# Collected material
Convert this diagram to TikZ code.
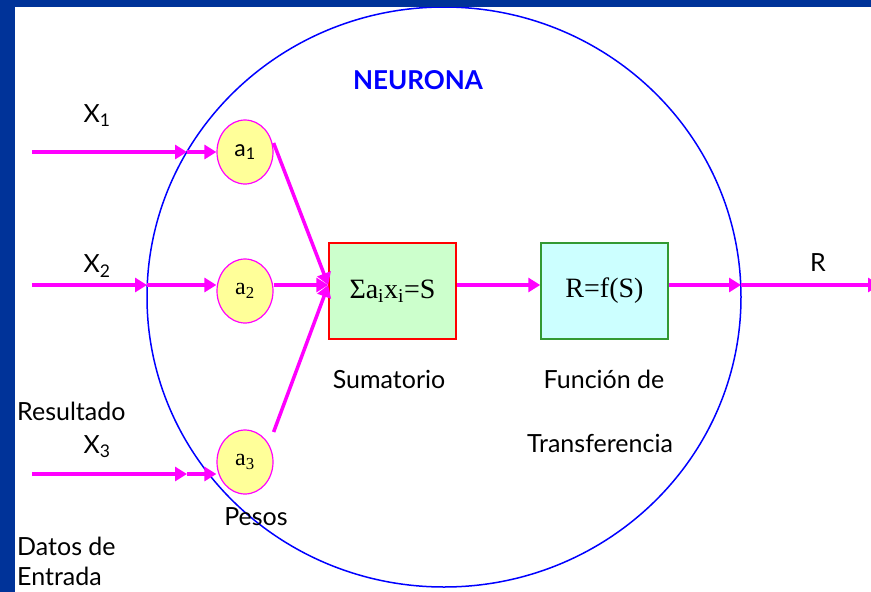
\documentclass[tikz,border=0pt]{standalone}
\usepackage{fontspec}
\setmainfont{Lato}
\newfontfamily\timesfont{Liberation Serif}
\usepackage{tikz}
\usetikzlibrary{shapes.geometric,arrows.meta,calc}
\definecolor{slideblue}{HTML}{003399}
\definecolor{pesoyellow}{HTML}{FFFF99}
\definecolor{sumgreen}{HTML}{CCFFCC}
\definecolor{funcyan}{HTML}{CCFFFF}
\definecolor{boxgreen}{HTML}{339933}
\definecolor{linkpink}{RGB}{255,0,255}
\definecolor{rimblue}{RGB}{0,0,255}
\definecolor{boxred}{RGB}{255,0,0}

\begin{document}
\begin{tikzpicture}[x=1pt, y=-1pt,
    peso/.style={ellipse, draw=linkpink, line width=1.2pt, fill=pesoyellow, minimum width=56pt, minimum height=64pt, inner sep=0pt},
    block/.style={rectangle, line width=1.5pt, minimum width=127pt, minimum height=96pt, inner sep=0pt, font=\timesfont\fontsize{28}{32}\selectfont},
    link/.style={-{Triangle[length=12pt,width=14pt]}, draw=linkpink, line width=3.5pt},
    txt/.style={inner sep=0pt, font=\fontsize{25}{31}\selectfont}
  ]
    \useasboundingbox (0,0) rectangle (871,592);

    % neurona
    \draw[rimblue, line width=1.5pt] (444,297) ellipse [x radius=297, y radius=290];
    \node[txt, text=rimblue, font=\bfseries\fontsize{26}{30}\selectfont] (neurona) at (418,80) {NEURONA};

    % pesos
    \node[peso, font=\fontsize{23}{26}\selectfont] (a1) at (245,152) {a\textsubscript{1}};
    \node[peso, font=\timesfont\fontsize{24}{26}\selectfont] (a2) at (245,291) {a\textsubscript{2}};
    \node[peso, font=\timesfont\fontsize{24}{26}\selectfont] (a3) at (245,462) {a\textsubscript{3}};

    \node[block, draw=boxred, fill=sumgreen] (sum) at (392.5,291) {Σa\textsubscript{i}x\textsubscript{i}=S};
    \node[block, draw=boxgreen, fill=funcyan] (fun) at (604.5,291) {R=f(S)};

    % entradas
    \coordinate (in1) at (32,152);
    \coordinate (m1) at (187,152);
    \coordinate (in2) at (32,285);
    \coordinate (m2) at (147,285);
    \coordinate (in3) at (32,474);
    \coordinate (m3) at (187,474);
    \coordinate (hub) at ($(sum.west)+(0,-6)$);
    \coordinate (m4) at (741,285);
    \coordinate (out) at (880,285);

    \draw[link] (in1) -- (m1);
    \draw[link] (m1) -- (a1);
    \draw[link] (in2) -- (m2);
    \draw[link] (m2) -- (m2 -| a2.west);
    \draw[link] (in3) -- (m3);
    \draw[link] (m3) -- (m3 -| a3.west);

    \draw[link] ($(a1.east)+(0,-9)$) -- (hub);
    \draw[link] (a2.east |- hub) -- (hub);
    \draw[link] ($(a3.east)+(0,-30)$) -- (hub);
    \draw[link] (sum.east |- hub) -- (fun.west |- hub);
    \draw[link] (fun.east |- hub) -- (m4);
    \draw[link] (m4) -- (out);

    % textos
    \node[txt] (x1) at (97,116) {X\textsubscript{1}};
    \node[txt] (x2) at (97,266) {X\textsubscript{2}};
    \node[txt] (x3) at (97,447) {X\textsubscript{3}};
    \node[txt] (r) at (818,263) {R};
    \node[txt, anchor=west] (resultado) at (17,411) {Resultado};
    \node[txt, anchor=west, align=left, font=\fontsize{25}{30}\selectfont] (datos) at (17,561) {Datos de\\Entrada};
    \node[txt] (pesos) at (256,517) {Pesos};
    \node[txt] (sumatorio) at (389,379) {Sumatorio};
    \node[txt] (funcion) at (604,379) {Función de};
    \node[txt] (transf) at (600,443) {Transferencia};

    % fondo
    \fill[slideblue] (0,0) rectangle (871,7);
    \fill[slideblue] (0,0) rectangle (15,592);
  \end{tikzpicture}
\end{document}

# Task requirements
Except for the pictures, reproduce every line exactly.

# Task solution
Convert this diagram to TikZ code.
\documentclass[tikz,border=0pt]{standalone}
\usepackage{fontspec}
\setmainfont{Lato}
\newfontfamily\timesfont{Liberation Serif}
\usepackage{tikz}
\usetikzlibrary{shapes.geometric,arrows.meta,calc}
\definecolor{slideblue}{HTML}{003399}
\definecolor{pesoyellow}{HTML}{FFFF99}
\definecolor{sumgreen}{HTML}{CCFFCC}
\definecolor{funcyan}{HTML}{CCFFFF}
\definecolor{boxgreen}{HTML}{339933}
\definecolor{linkpink}{RGB}{255,0,255}
\definecolor{rimblue}{RGB}{0,0,255}
\definecolor{boxred}{RGB}{255,0,0}

\begin{document}
\begin{tikzpicture}[x=1pt, y=-1pt,
    peso/.style={ellipse, draw=linkpink, line width=1.2pt, fill=pesoyellow, minimum width=56pt, minimum height=64pt, inner sep=0pt},
    block/.style={rectangle, line width=1.5pt, minimum width=127pt, minimum height=96pt, inner sep=0pt, font=\timesfont\fontsize{28}{32}\selectfont},
    link/.style={-{Triangle[length=12pt,width=14pt]}, draw=linkpink, line width=3.5pt},
    txt/.style={inner sep=0pt, font=\fontsize{25}{31}\selectfont}
  ]
    \useasboundingbox (0,0) rectangle (871,592);

    % neurona
    \draw[rimblue, line width=1.5pt] (444,297) ellipse [x radius=297, y radius=290];
    \node[txt, text=rimblue, font=\bfseries\fontsize{26}{30}\selectfont] (neurona) at (418,80) {NEURONA};

    % pesos
    \node[peso, font=\fontsize{23}{26}\selectfont] (a1) at (245,152) {a\textsubscript{1}};
    \node[peso, font=\timesfont\fontsize{24}{26}\selectfont] (a2) at (245,291) {a\textsubscript{2}};
    \node[peso, font=\timesfont\fontsize{24}{26}\selectfont] (a3) at (245,462) {a\textsubscript{3}};

    \node[block, draw=boxred, fill=sumgreen] (sum) at (392.5,291) {Σa\textsubscript{i}x\textsubscript{i}=S};
    \node[block, draw=boxgreen, fill=funcyan] (fun) at (604.5,291) {R=f(S)};

    % entradas
    \coordinate (in1) at (32,152);
    \coordinate (m1) at (187,152);
    \coordinate (in2) at (32,285);
    \coordinate (m2) at (147,285);
    \coordinate (in3) at (32,474);
    \coordinate (m3) at (187,474);
    \coordinate (hub) at ($(sum.west)+(0,-6)$);
    \coordinate (m4) at (741,285);
    \coordinate (out) at (880,285);

    \draw[link] (in1) -- (m1);
    \draw[link] (m1) -- (a1);
    \draw[link] (in2) -- (m2);
    \draw[link] (m2) -- (m2 -| a2.west);
    \draw[link] (in3) -- (m3);
    \draw[link] (m3) -- (m3 -| a3.west);

    \draw[link] ($(a1.east)+(0,-9)$) -- (hub);
    \draw[link] (a2.east |- hub) -- (hub);
    \draw[link] ($(a3.east)+(0,-30)$) -- (hub);
    \draw[link] (sum.east |- hub) -- (fun.west |- hub);
    \draw[link] (fun.east |- hub) -- (m4);
    \draw[link] (m4) -- (out);

    % textos
    \node[txt] (x1) at (97,116) {X\textsubscript{1}};
    \node[txt] (x2) at (97,266) {X\textsubscript{2}};
    \node[txt] (x3) at (97,447) {X\textsubscript{3}};
    \node[txt] (r) at (818,263) {R};
    \node[txt, anchor=west] (resultado) at (17,411) {Resultado};
    \node[txt, anchor=west, align=left, font=\fontsize{25}{30}\selectfont] (datos) at (17,561) {Datos de\\Entrada};
    \node[txt] (pesos) at (256,517) {Pesos};
    \node[txt] (sumatorio) at (389,379) {Sumatorio};
    \node[txt] (funcion) at (604,379) {Función de};
    \node[txt] (transf) at (600,443) {Transferencia};

    % fondo
    \fill[slideblue] (0,0) rectangle (871,7);
    \fill[slideblue] (0,0) rectangle (15,592);
  \end{tikzpicture}
\end{document}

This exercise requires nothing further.